___ Dataset extract

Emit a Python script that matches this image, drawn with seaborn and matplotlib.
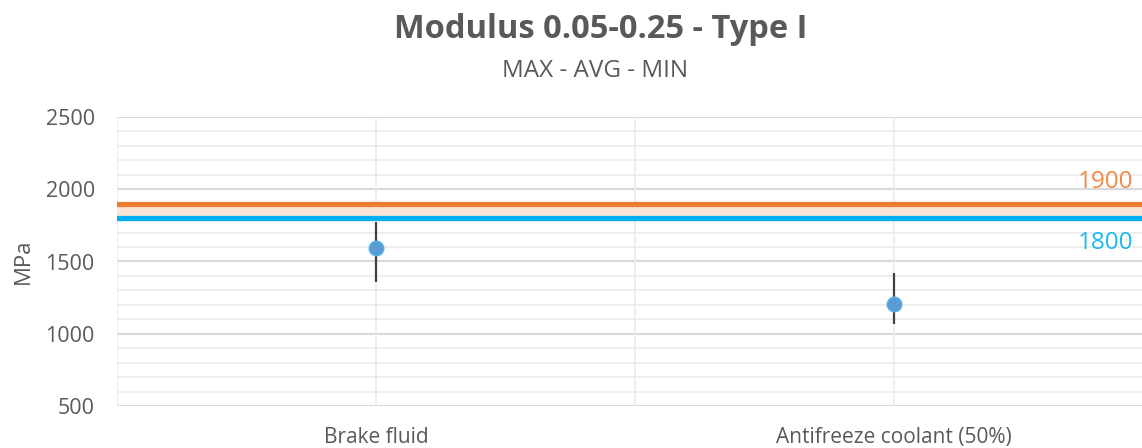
import matplotlib
matplotlib.use("Agg")
import matplotlib.pyplot as plt
import seaborn as sns
import pandas as pd
import numpy as np

categories = ["Brake fluid", "Antifreeze coolant (50%)"]
avg_vals = [1590, 1207]
max_vals = [1775, 1422]
min_vals = [1360, 1067]
ref_upper = 1900
ref_lower = 1800
y_ticks = [500, 1000, 1500, 2000, 2500]

sns.set_theme(style="white")
plt.rcParams['font.family'] = ['Open Sans', 'DejaVu Sans']

df = pd.DataFrame({"cat": categories, "avg": avg_vals, "max": max_vals, "min": min_vals})

fig = plt.figure(figsize=(11.42, 4.48), dpi=100)
ax = fig.add_axes([117/1142, 1-406/448, 1036/1142, 289/448])

grey = "#595959"
# minor / major horizontal grid
for v in np.arange(500, 2501, 100):
    major = v % 500 == 0
    ax.axhline(v, color="#D9D9D9" if major else "#EBEBEB", lw=1.5 if major else 1.2, zorder=0)
# vertical grid at category centres and boundaries
for xv in [-0.5, 0, 0.5, 1]:
    ax.axvline(xv, color="#EBEBEB", lw=1.2, zorder=0)

# band and reference lines
ax.axhspan(ref_lower, ref_upper, color="#FBE5D6", zorder=1, lw=0)
ax.axhline(ref_upper, color="#ED7D31", lw=3.8, zorder=2)
ax.axhline(ref_lower, color="#00B0F0", lw=3.8, zorder=2)

# error bars (max-min)
ax.vlines(range(len(categories)), df["min"], df["max"], color="#404040", lw=1.6, zorder=3)
sns.scatterplot(data=df, x="cat", y="avg", ax=ax, s=110, color="#5B9BD5",
                edgecolor="#4FB3F0", linewidth=1, zorder=4, legend=False)

ax.set_xlim(-0.5, 1.5)
ax.set_ylim(500, 2500)
ax.set_yticks(y_ticks)
ax.set_xticks(range(len(categories)))
ax.set_xticklabels(categories)
ax.tick_params(axis="y", labelsize=15.5, colors=grey, length=0, pad=16)
ax.tick_params(axis="x", labelsize=15, colors=grey, length=0, pad=15)
for s in ax.spines.values():
    s.set_visible(False)
ax.set_xlabel("")
ax.set_ylabel("MPa", fontsize=16, color=grey, labelpad=8)

xr = (1133 - 117) / 1036 * 2 - 0.5
ax.annotate(str(ref_upper), xy=(xr, ref_upper), xytext=(0, 7), textcoords="offset points",
            ha="right", va="bottom", fontsize=17.5, color="#F08A45")
ax.annotate(str(ref_lower), xy=(xr, ref_lower), xytext=(0, -9), textcoords="offset points",
            ha="right", va="top", fontsize=17.5, color="#1CB8EE")

fig.text(601/1142, 1-30/448, "Modulus 0.05-0.25 - Type I", ha="center", va="center",
         fontsize=23.5, fontweight="bold", color=grey)
fig.text(595/1142, 1-71/448, "MAX - AVG - MIN", ha="center", va="center",
         fontsize=17.5, color=grey)

fig.savefig("out.png", dpi=100)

______

## [Description of the task]
Write out the whole listing again, exactly, with no pictures.

## [Written answer]
Emit a Python script that matches this image, drawn with seaborn and matplotlib.
import matplotlib
matplotlib.use("Agg")
import matplotlib.pyplot as plt
import seaborn as sns
import pandas as pd
import numpy as np

categories = ["Brake fluid", "Antifreeze coolant (50%)"]
avg_vals = [1590, 1207]
max_vals = [1775, 1422]
min_vals = [1360, 1067]
ref_upper = 1900
ref_lower = 1800
y_ticks = [500, 1000, 1500, 2000, 2500]

sns.set_theme(style="white")
plt.rcParams['font.family'] = ['Open Sans', 'DejaVu Sans']

df = pd.DataFrame({"cat": categories, "avg": avg_vals, "max": max_vals, "min": min_vals})

fig = plt.figure(figsize=(11.42, 4.48), dpi=100)
ax = fig.add_axes([117/1142, 1-406/448, 1036/1142, 289/448])

grey = "#595959"
# minor / major horizontal grid
for v in np.arange(500, 2501, 100):
    major = v % 500 == 0
    ax.axhline(v, color="#D9D9D9" if major else "#EBEBEB", lw=1.5 if major else 1.2, zorder=0)
# vertical grid at category centres and boundaries
for xv in [-0.5, 0, 0.5, 1]:
    ax.axvline(xv, color="#EBEBEB", lw=1.2, zorder=0)

# band and reference lines
ax.axhspan(ref_lower, ref_upper, color="#FBE5D6", zorder=1, lw=0)
ax.axhline(ref_upper, color="#ED7D31", lw=3.8, zorder=2)
ax.axhline(ref_lower, color="#00B0F0", lw=3.8, zorder=2)

# error bars (max-min)
ax.vlines(range(len(categories)), df["min"], df["max"], color="#404040", lw=1.6, zorder=3)
sns.scatterplot(data=df, x="cat", y="avg", ax=ax, s=110, color="#5B9BD5",
                edgecolor="#4FB3F0", linewidth=1, zorder=4, legend=False)

ax.set_xlim(-0.5, 1.5)
ax.set_ylim(500, 2500)
ax.set_yticks(y_ticks)
ax.set_xticks(range(len(categories)))
ax.set_xticklabels(categories)
ax.tick_params(axis="y", labelsize=15.5, colors=grey, length=0, pad=16)
ax.tick_params(axis="x", labelsize=15, colors=grey, length=0, pad=15)
for s in ax.spines.values():
    s.set_visible(False)
ax.set_xlabel("")
ax.set_ylabel("MPa", fontsize=16, color=grey, labelpad=8)

xr = (1133 - 117) / 1036 * 2 - 0.5
ax.annotate(str(ref_upper), xy=(xr, ref_upper), xytext=(0, 7), textcoords="offset points",
            ha="right", va="bottom", fontsize=17.5, color="#F08A45")
ax.annotate(str(ref_lower), xy=(xr, ref_lower), xytext=(0, -9), textcoords="offset points",
            ha="right", va="top", fontsize=17.5, color="#1CB8EE")

fig.text(601/1142, 1-30/448, "Modulus 0.05-0.25 - Type I", ha="center", va="center",
         fontsize=23.5, fontweight="bold", color=grey)
fig.text(595/1142, 1-71/448, "MAX - AVG - MIN", ha="center", va="center",
         fontsize=17.5, color=grey)

fig.savefig("out.png", dpi=100)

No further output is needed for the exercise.